WHAT IS BEING ASKED: Extract the lines that carry the string "chart" from the listing.

DATA:
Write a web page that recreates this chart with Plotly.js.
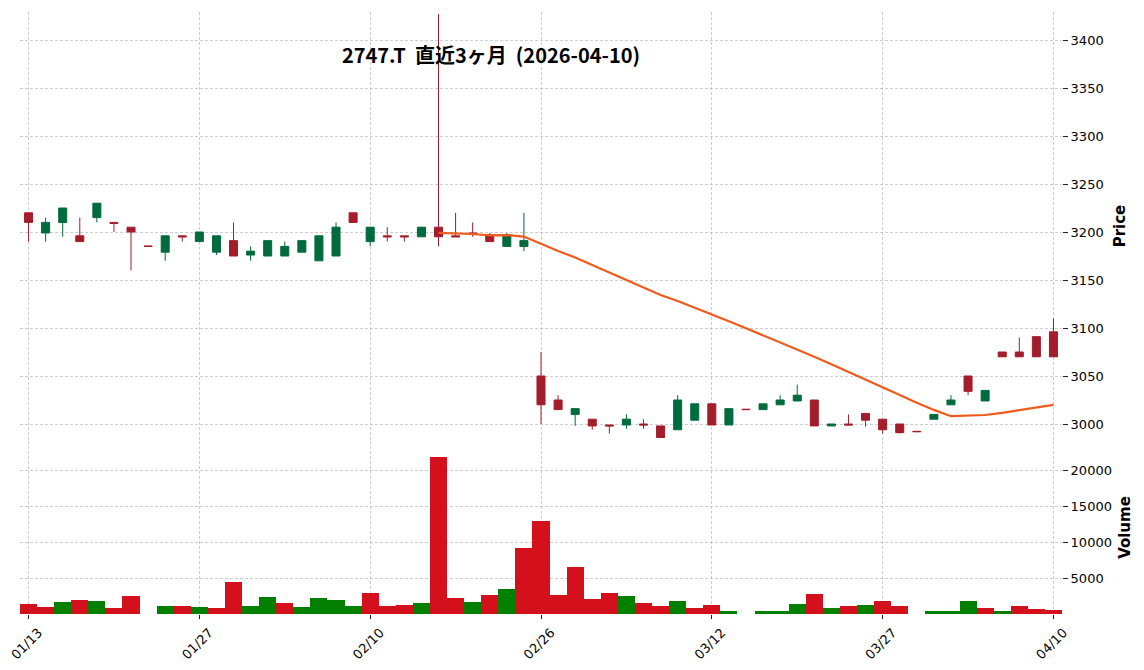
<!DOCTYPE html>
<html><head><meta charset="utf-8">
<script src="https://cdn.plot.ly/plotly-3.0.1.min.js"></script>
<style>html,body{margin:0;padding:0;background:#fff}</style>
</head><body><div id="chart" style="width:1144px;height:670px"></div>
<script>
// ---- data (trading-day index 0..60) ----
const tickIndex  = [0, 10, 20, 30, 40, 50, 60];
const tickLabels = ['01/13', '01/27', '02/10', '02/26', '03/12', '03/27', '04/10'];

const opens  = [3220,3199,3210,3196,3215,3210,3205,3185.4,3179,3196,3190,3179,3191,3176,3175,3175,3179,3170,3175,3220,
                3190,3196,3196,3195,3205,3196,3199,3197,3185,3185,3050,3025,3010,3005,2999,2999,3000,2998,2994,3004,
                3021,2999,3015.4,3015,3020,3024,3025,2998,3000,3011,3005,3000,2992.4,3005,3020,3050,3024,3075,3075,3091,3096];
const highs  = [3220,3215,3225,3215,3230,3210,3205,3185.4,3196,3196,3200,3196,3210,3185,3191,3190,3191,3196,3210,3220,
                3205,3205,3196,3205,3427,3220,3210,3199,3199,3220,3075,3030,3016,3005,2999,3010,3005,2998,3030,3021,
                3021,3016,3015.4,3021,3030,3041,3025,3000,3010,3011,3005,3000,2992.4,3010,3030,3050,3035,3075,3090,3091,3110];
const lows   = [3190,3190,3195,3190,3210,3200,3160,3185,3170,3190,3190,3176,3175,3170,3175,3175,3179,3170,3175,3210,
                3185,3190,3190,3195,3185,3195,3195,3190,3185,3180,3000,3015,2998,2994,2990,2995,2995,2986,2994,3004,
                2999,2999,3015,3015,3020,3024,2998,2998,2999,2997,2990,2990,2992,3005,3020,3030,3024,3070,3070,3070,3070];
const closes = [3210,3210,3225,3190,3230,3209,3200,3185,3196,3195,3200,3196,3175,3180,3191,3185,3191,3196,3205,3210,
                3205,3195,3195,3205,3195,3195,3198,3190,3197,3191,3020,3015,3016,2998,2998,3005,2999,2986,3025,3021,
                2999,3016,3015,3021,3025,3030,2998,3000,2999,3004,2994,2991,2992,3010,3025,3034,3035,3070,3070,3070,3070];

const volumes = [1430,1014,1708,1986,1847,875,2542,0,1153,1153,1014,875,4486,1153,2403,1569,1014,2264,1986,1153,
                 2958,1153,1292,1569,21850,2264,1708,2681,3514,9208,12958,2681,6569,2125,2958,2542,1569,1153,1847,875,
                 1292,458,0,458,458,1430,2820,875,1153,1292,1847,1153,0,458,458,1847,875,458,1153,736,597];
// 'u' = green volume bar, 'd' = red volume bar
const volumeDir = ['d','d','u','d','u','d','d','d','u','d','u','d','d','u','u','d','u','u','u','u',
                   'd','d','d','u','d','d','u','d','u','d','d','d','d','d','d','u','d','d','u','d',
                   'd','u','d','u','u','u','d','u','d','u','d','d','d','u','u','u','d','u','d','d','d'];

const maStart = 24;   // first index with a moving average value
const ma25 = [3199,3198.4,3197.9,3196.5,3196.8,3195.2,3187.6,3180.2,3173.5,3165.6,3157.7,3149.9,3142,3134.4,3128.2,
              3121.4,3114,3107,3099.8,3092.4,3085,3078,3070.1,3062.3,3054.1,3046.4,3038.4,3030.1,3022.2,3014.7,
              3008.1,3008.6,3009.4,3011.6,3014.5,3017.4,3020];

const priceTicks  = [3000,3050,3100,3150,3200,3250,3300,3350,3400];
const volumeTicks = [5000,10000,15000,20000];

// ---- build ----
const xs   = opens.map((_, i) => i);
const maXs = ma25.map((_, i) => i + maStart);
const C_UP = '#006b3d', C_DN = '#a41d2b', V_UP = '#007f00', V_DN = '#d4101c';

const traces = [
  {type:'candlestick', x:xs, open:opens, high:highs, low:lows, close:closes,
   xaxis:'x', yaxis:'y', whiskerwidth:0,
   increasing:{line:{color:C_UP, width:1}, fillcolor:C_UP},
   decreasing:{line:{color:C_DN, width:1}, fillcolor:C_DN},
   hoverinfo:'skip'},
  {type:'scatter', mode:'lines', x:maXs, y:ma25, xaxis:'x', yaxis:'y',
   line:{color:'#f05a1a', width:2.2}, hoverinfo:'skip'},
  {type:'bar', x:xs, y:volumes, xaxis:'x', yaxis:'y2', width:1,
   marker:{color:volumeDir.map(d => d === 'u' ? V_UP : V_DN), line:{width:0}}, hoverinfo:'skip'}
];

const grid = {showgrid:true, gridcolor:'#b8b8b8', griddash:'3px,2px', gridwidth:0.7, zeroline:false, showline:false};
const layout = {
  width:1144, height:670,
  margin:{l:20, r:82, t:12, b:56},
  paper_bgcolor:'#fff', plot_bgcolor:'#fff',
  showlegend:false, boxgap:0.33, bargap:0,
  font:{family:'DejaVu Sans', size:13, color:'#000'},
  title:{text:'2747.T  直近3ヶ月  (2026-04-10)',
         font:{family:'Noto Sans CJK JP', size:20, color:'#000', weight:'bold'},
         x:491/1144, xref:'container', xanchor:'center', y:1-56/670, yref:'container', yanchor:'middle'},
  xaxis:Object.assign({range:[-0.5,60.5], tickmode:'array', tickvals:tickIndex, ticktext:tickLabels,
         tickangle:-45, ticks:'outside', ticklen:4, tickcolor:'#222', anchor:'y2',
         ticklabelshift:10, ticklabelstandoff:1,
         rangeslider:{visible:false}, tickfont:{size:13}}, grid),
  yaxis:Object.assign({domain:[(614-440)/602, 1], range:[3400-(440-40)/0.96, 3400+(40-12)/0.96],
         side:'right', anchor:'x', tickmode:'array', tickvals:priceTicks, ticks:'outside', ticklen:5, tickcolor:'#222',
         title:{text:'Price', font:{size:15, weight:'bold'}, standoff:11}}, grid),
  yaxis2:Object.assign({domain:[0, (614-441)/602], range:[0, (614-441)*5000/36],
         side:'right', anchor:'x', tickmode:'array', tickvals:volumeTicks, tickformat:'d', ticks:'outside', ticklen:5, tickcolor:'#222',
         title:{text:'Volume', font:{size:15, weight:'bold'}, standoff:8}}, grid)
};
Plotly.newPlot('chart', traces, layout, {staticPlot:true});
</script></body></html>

ANSWER:
Write a web page that recreates this chart with Plotly.js.
</head><body><div id="chart" style="width:1144px;height:670px"></div>
Plotly.newPlot('chart', traces, layout, {staticPlot:true});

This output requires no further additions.